You could be looking for GY2 Northern Sun.'cueball44'


----------



## Duskmoor (Nov 2, 2018)

MASTERFRITH said:


> Can anybody help ? looking for the name of the Grimsby trawler GY.104,belonging too Atlas S.F.Co one of the Northern Sceptre class.
> Tony.


From a couple of photos that were donated to our museum, she seems to be called Pataudi, here are the photos so you can see if it's the vessel you're after.


----------



## Duskmoor (Nov 2, 2018)

Also there was a Jean Eva (renamed Wolves) registered as GY104, photo attached.


----------



## seaman38 (Mar 16, 2016)

The trawlers shown in #4 and #5 are unlikely to be the 1914/5 GY104, it would appear that they are circa 1930 built.

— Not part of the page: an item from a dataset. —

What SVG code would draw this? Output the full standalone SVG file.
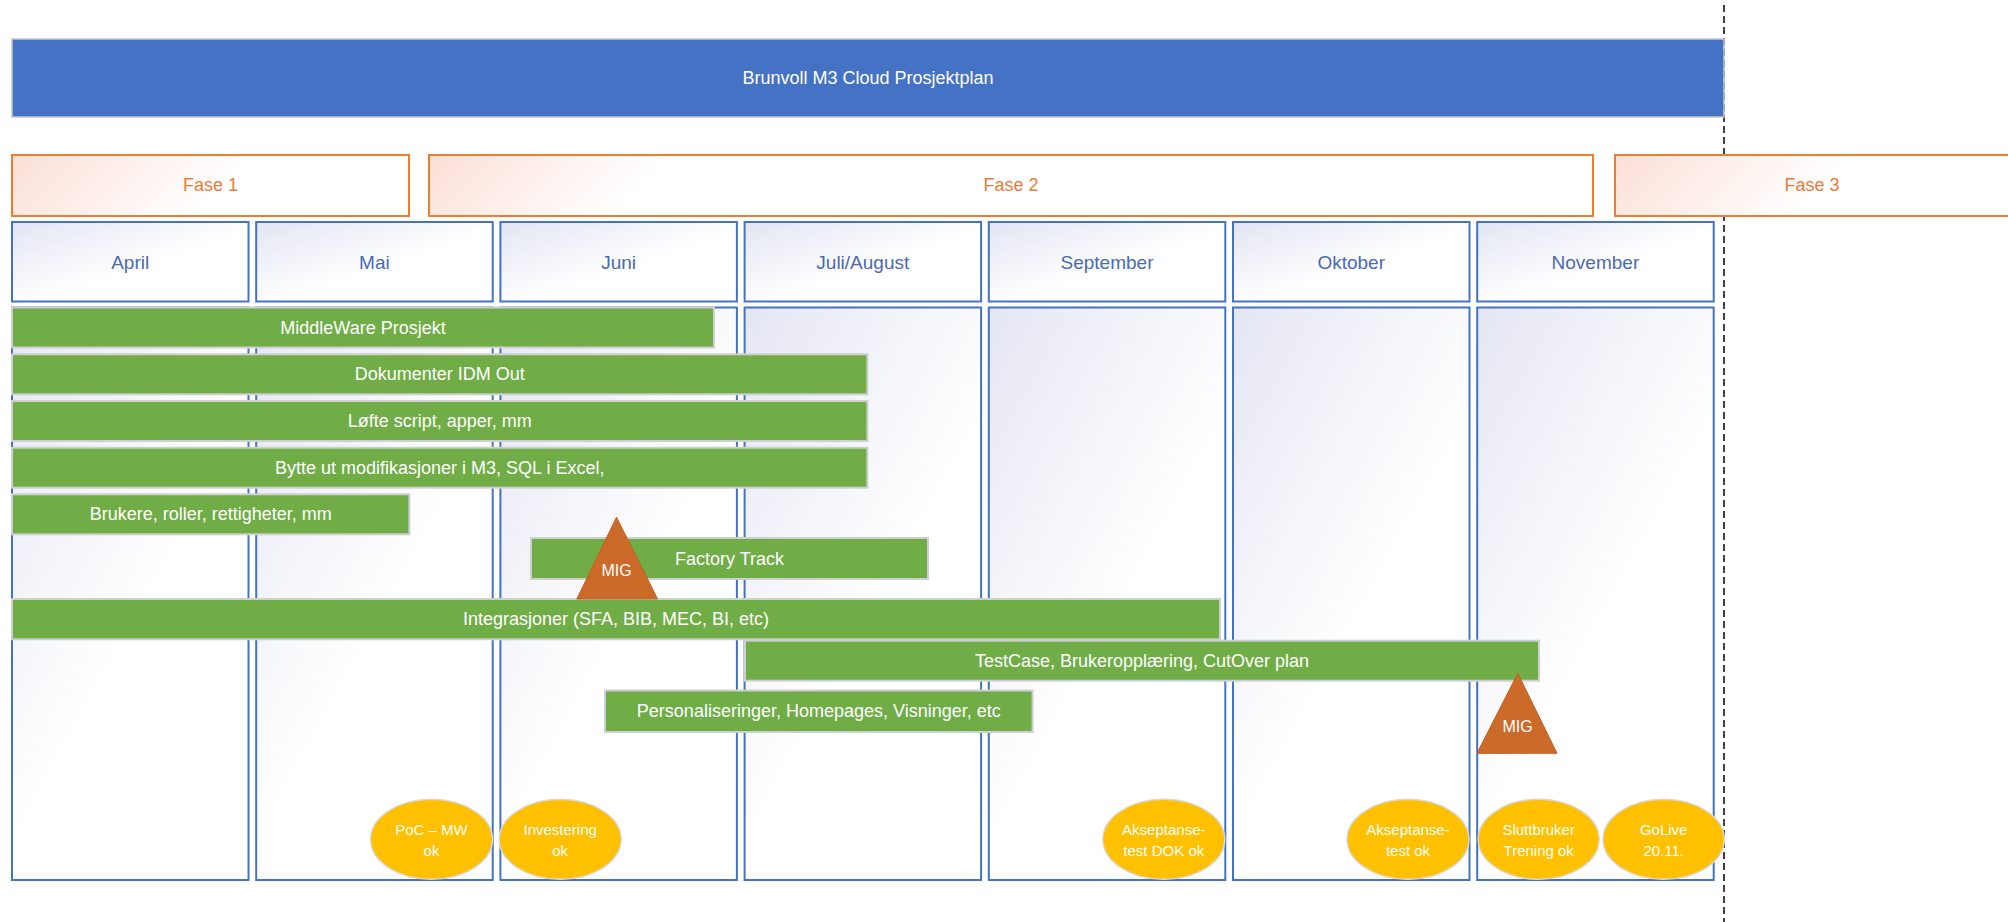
<svg xmlns="http://www.w3.org/2000/svg" width="2008" height="922" viewBox="0 0 2008 922">
<defs>
<linearGradient id="gMonth" x1="0" y1="0" x2="1" y2="1">
<stop offset="0" stop-color="#e2e5f3"/>
<stop offset="0.55" stop-color="#ffffff"/>
<stop offset="1" stop-color="#ffffff"/>
</linearGradient>
<linearGradient id="gCol" x1="0" y1="0" x2="0.45" y2="0.6">
<stop offset="0" stop-color="#e4e6f3"/>
<stop offset="1" stop-color="#ffffff"/>
</linearGradient>
<linearGradient id="gP1" gradientUnits="userSpaceOnUse" x1="12" y1="155" x2="172" y2="315">
<stop offset="0" stop-color="#fbdfd6"/>
<stop offset="0.75" stop-color="#ffffff"/>
</linearGradient>
<linearGradient id="gP2" gradientUnits="userSpaceOnUse" x1="429" y1="155" x2="589" y2="315">
<stop offset="0" stop-color="#fbdfd6"/>
<stop offset="0.75" stop-color="#ffffff"/>
</linearGradient>
<linearGradient id="gP3" gradientUnits="userSpaceOnUse" x1="1615" y1="155" x2="1775" y2="315">
<stop offset="0" stop-color="#fbdfd6"/>
<stop offset="0.75" stop-color="#ffffff"/>
</linearGradient>
</defs>
<style>
text{font-family:"Liberation Sans",Arial,sans-serif;text-anchor:middle;dominant-baseline:central}
.title{fill:#4472C4;stroke:#c8c8c8;stroke-width:1.5}
.tt{fill:#ffffff;font-size:18px}
.phase{stroke:#ED7D31;stroke-width:2}
.pt{fill:#E97C3A;font-size:18px}
.month{fill:url(#gMonth);stroke:#4472C4;stroke-width:2}
.mt{fill:#4A6AB2;font-size:19px}
.col{fill:url(#gCol);stroke:#4472C4;stroke-width:2}
.bar{fill:#70AD47;stroke:#cfcfcf;stroke-width:2}
.bt{fill:#ffffff;font-size:18px}
.mig{fill:#CC6A2A;stroke:#c06020;stroke-width:1}
.migt{fill:#ffffff;font-size:16px}
.ms{fill:#FFC000;stroke:#d8d8d8;stroke-width:1.5}
.mst{fill:#ffffff;font-size:15px}
.dash{stroke:#404040;stroke-width:2;stroke-dasharray:7,4;fill:none}
</style>
<rect width="2008" height="922" fill="#ffffff"/>
<g id="divider">
<line class="dash" x1="1724" y1="5" x2="1724" y2="922"/>
</g>
<g id="title">
<rect class="title" x="12" y="39" width="1712" height="78"/>
<text class="tt" x="868" y="78">Brunvoll M3 Cloud Prosjektplan</text>
</g>
<g id="fase1">
<rect class="phase" fill="url(#gP1)" x="12" y="155" width="397" height="61"/>
<text class="pt" x="210.5" y="185">Fase 1</text>
</g>
<g id="fase2">
<rect class="phase" fill="url(#gP2)" x="429" y="155" width="1164" height="61"/>
<text class="pt" x="1011" y="185">Fase 2</text>
</g>
<g id="fase3">
<rect class="phase" fill="url(#gP3)" x="1615" y="155" width="400" height="61"/>
<text class="pt" x="1812" y="185">Fase 3</text>
</g>
<g id="col-april">
<rect class="month" x="12" y="222" width="236.5" height="79.5"/>
<text class="mt" x="130.2" y="262">April</text>
<rect class="col" x="12" y="307.5" width="236.5" height="572.5"/>
</g>
<g id="col-mai">
<rect class="month" x="256.2" y="222" width="236.5" height="79.5"/>
<text class="mt" x="374.4" y="262">Mai</text>
<rect class="col" x="256.2" y="307.5" width="236.5" height="572.5"/>
</g>
<g id="col-juni">
<rect class="month" x="500.4" y="222" width="236.5" height="79.5"/>
<text class="mt" x="618.6" y="262">Juni</text>
<rect class="col" x="500.4" y="307.5" width="236.5" height="572.5"/>
</g>
<g id="col-julaug">
<rect class="month" x="744.6" y="222" width="236.5" height="79.5"/>
<text class="mt" x="862.8" y="262">Juli/August</text>
<rect class="col" x="744.6" y="307.5" width="236.5" height="572.5"/>
</g>
<g id="col-september">
<rect class="month" x="988.8" y="222" width="236.5" height="79.5"/>
<text class="mt" x="1107" y="262">September</text>
<rect class="col" x="988.8" y="307.5" width="236.5" height="572.5"/>
</g>
<g id="col-oktober">
<rect class="month" x="1233" y="222" width="236.5" height="79.5"/>
<text class="mt" x="1351.2" y="262">Oktober</text>
<rect class="col" x="1233" y="307.5" width="236.5" height="572.5"/>
</g>
<g id="col-november">
<rect class="month" x="1477.2" y="222" width="236.5" height="79.5"/>
<text class="mt" x="1595.4" y="262">November</text>
<rect class="col" x="1477.2" y="307.5" width="236.5" height="572.5"/>
</g>
<g id="bar-middleware">
<rect class="bar" x="12" y="307.5" width="702" height="40"/>
<text class="bt" x="363" y="327.5">MiddleWare Prosjekt</text>
</g>
<g id="bar-dokumenter">
<rect class="bar" x="12" y="354.3" width="855.4" height="40"/>
<text class="bt" x="439.7" y="374.3">Dokumenter IDM Out</text>
</g>
<g id="bar-lofte">
<rect class="bar" x="12" y="401" width="855.4" height="40"/>
<text class="bt" x="439.7" y="421">Løfte script, apper, mm</text>
</g>
<g id="bar-bytte">
<rect class="bar" x="12" y="447.7" width="855.4" height="40"/>
<text class="bt" x="439.7" y="467.7">Bytte ut modifikasjoner i M3, SQL i Excel,</text>
</g>
<g id="bar-brukere">
<rect class="bar" x="12" y="494.3" width="397.4" height="40"/>
<text class="bt" x="210.7" y="514.3">Brukere, roller, rettigheter, mm</text>
</g>
<g id="bar-factory">
<rect class="bar" x="531" y="538" width="397" height="41"/>
<text class="bt" x="729.5" y="558.5">Factory Track</text>
</g>
<g id="bar-integrasjoner">
<rect class="bar" x="12" y="599" width="1208" height="40.3"/>
<text class="bt" x="616" y="619">Integrasjoner (SFA, BIB, MEC, BI, etc)</text>
</g>
<g id="bar-testcase">
<rect class="bar" x="745" y="640.7" width="794" height="40"/>
<text class="bt" x="1142" y="660.7">TestCase, Brukeropplæring, CutOver plan</text>
</g>
<g id="bar-personaliseringer">
<rect class="bar" x="605" y="690.5" width="427.6" height="41.5"/>
<text class="bt" x="818.8" y="711">Personaliseringer, Homepages, Visninger, etc</text>
</g>
<g id="mig1">
<polygon class="mig" points="616.5,517.3 657.6,599 576.8,599"/>
<text class="migt" x="616.5" y="570">MIG</text>
</g>
<g id="mig2">
<polygon class="mig" points="1517.8,673.3 1557,753.3 1477,753.3"/>
<text class="migt" x="1517.5" y="726">MIG</text>
</g>
<g id="ms-poc">
<ellipse class="ms" cx="431.5" cy="839.3" rx="61" ry="40"/>
<text class="mst" x="431.5" y="829.5">PoC – MW</text>
<text class="mst" x="431.5" y="850">ok</text>
</g>
<g id="ms-investering">
<ellipse class="ms" cx="560.2" cy="839.3" rx="61" ry="40"/>
<text class="mst" x="560.2" y="829.5">Investering</text>
<text class="mst" x="560.2" y="850">ok</text>
</g>
<g id="ms-aksept-dok">
<ellipse class="ms" cx="1163.8" cy="839.3" rx="61" ry="40"/>
<text class="mst" x="1163.8" y="829.5">Akseptanse-</text>
<text class="mst" x="1163.8" y="850">test DOK ok</text>
</g>
<g id="ms-aksept">
<ellipse class="ms" cx="1408" cy="839.3" rx="61" ry="40"/>
<text class="mst" x="1408" y="829.5">Akseptanse-</text>
<text class="mst" x="1408" y="850">test ok</text>
</g>
<g id="ms-sluttbruker">
<ellipse class="ms" cx="1538.7" cy="839.3" rx="60.5" ry="40"/>
<text class="mst" x="1538.7" y="829.5">Sluttbruker</text>
<text class="mst" x="1538.7" y="850">Trening ok</text>
</g>
<g id="ms-golive">
<ellipse class="ms" cx="1663.7" cy="839.3" rx="60.7" ry="40"/>
<text class="mst" x="1663.7" y="829.5">GoLive</text>
<text class="mst" x="1663.7" y="850">20.11.</text>
</g>
</svg>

I have sailed on trawlers built in 1914 and 1930's. 

Trawler numbers can be reassigned if the original holding vessel (or it's successors) are scrapped, sunk or change port of registry within the UK. If it changes name but retains same port of registry it retains its given number


----------



## gerrardo (Nov 23, 2018)

Duskmoor said:


> Also there was a Jean Eva (renamed Wolves) registered as GY104, photo attached.


Thanks for the photo!


----------